Este nota fue publicada en El Nuevo Diario en la edición 649 del 25 de marzo de 1994, en la sección La Nueva Revista
La buena vecindad de las familias Navas e Imparado, radicadas en la calle Córdoba entre Jujuy y Rioja, se convirtió con el tiempo en amistad. Los jóvenes de las casas adyacentes conversaban en la vereda, se contaban sus historias. Oscar salía con sus amigos y cortejaba a algunas niñas en la retreta y Victoria recibía poemas de amor, rubricados por un romántico que la pretendía.
Pero, "tanto va el cántaro a la fuente...", que en una fiesta de casamiento, la chica y el muchacho —tal vez porque se encontraban en un ámbito distinto al cotidiano—, conversaron de "otras cosas" y se pusieron de novios.

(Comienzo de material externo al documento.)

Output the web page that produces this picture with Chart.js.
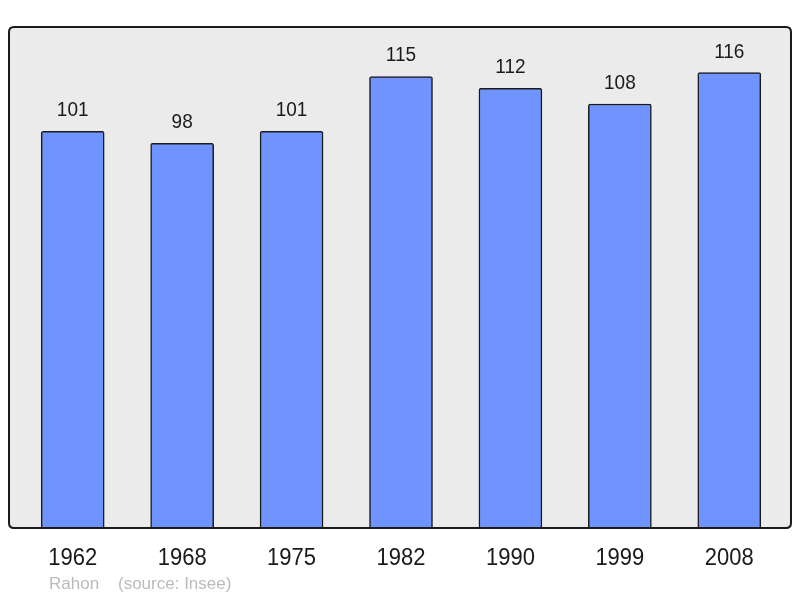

A pesar de la relación amistosa de las familias, Oscar Imparado debió pedir la mano de Victoria Navas de acuerdo a las normas de la época. La conversación del muchacho con el futuro suegro duró varias horas, mientras las mujeres de la casa, algo nerviosas, permanecían encerradas en otra habitación, sin poder enterarse de nada.
El noviazgo duró aproximadamente dos años, un tiempo menos de lo planificado, porque pensaban casarse en octubre del 44 pero, al igual que su hermana y ante la posibilidad del alejamiento de los padres a raíz del terremoto, la pareja fijó fecha para el 3 de febrero —tres días después de la boda de Julia Navas y Pedro Guerri—.

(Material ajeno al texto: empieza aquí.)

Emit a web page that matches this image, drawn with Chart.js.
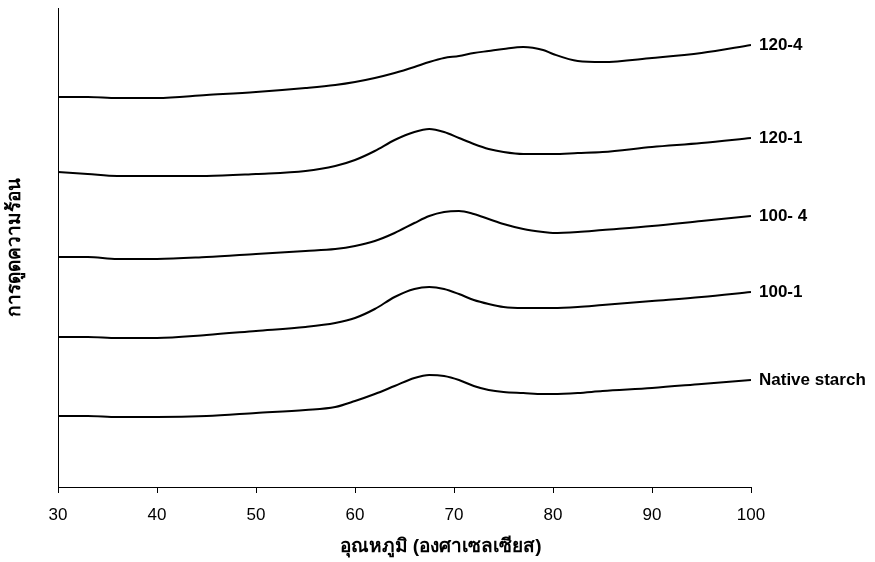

El casamiento por el civil se concretó en una carpa instalada en la plaza de Trinidad y el acto religioso en la iglesia del mismo barrio: "estaba medio caída, el techo y las paredes con grietas; los bancos semi-destruidos, pero el altar había quedado intacto y ese detalle contribuyó, enormemente para que la ceremonia resultara bonita, aunque yo vestía un ajuar prestado" —cuenta aún enternecida Victoria—.
La luna de miel fue muy corta: una semanita en Mendoza y al regreso la flamante pareja se edificó, con los desechos de la mueblería de don Baldomero Navas, una especie de cuarto privado en la finca del tío del marido hasta que reconstruyeron la casa de los Imparado, en la calle Córdoba, y allí se trasladaron los recién casados.
Al año y dos meses del casamiento nació la primera de las hijas, Susana y después, con diferencia de dos años entre ellos, llegaron Jorge e Irma. Para el cuarto los cálculos no resultaron tan precisos, pués Roberto demoró treinta y seis meses en hacer su aparición.
Victoria entonces se dedicaba atentamente al cuidado de los niños y recopilaba recetas de cocina que preparaba afanosamente, "para desmentir la fama que me habían hecho de que sólo sabía hacer flanes —una risa amplia y espontánea acompaña la confesión de la señora—.
Mientras tanto, Oscar ejercía el artesanal oficio de diseñar y fabricar herraduras para caballos e inventaba una máquina para trabajar el aluminio con mayor facilidad y precisión. La eficiencia puesta en su trabajo y el prestigio adquirido los condujo a Mendoza, donde en aquel tiempo abundaban los aras.
"Nos fuimos en el 52 y regresamos diez años después, cuando mi padre, que finalmente se quedó en San Juan, le propuso a los yernos integrar una sociedad en la ya reconstruida mueblería Navas; vendimos una casa que teníamos en Mendoza y compramos ésta donde nos hemos quedado definitivamente" —cuenta Victoria en la antecocina del hogar, mientras su marido deambula por el patio en los preparativos del ritual colectivo para la fabricación de conservas de tomates que los ocupará en la noche—.
En la mueblería don Oscar permaneció otros diez años para luego retomar el original oficio que aún no ha logrado abandonar. "Aquí en la casa y aunque ya esté jubilado tiene su taller y siempre es visitado por algún cliente, porque a todos los caballos de polo de San Juan los ha herrado él" -manifiesta la señora, mientras el señor prefiere continuar en el anonimato-.
Y así, mientras los vástagos fueron creciendo, adoptando diferentes profesiones, casándose y convirtiendo a Victoria y Oscar en abuelos, entre encuentros con amigos, reuniones familiares y frecuentes viajes, la pareja Navas—Imparado llegó a las bodas de oro, "pero esta vez nos fuimos de luna de miel antes de cumplir la fecha de casados" otra vez la risa ancha aparece en el rostro de la dama, quien con emoción y agradecimiento refiere detalles de la fiesta que le organizaron sus hijos para celebrar el acontecimiento: "casi me hacen llorar cuando en mitad del baile cayeron sobre nuestras cabezas cantidades de globos de colores que pendían del techo" –dice– y confiesa que aprovechó la ocasión para apretarse bien fuerte al hombre con el que compartió casi toda su existencia.